Speaking at the World Economic Forum in Davos, Intel CEO Pat Gelsinger asserted that China’s semiconductor development would lag a decade behind leading countries due to U.S. sanctions on crucial chipmaking components.
Gelsinger explained that the tools available to China would restrict the country to produce 14nm and 7nm chips for now. In contrast, companies such as TSMC in Taiwan, Samsung in South Korea, and Intel in the U.S. are gearing up to implement more advanced processes for 3nm, 2nm, and even smaller semiconductors in the coming years. It is anticipated that TSMC’s 2nm chips will be featured in the iPhone 17, set to debut in 2025.

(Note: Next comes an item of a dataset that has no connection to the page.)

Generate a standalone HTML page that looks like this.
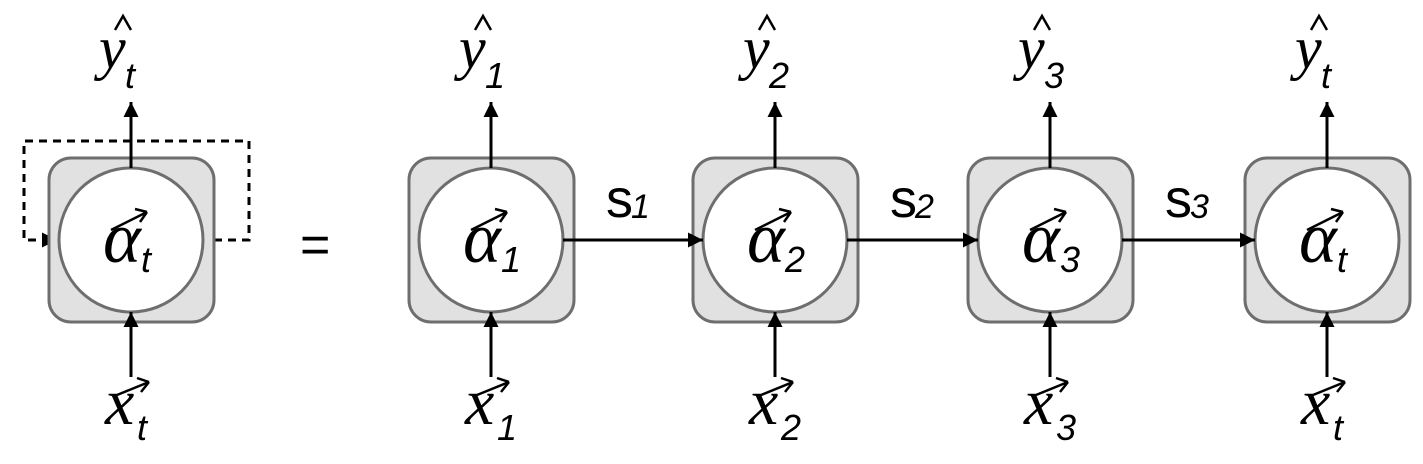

The US enacted controls to prevent China from accessing the necessary tools for the latest chip technology in response to China’s rapid growth in the sector. However, the US didn’t hold China back alone. A key element of the policy’s effectiveness has been the cooperation of Japan and the Netherlands.
ASML, a Dutch company and the world’s largest supplier of lithography tools essential for producing sub-14nm semiconductors, recently shipped its latest high-end EUV machines to Intel. This move is part of Intel’s efforts to regain its position at the forefront of chipmaking, having fallen behind TSMC and Samsung.
At the Davos forum, Gelsinger discussed the fragility of global supply chains, a concern that became apparent during the pandemic. He noted how decades of industrial policy have concentrated chip manufacturing in Asian countries, a trend the US is now attempting to reverse with the Chips Act. This legislation aims to enhance America’s technological self-sufficiency.
Last year, TSMC founder Morris Chang acknowledged that U.S. sanctions might temporarily benefit TSMC but expressed skepticism about the long-term effectiveness of such measures. He predicted that the sanctions would keep China several years behind in chipmaking technology. However, he also noted that countries like the US would need substantial time to develop their chipmaking capacities.
American officials are optimistic that the U.S. can start producing and packaging the most advanced semiconductors within a decade. In contrast, Nvidia’s CEO believes this goal might take closer to 10 or 20 years.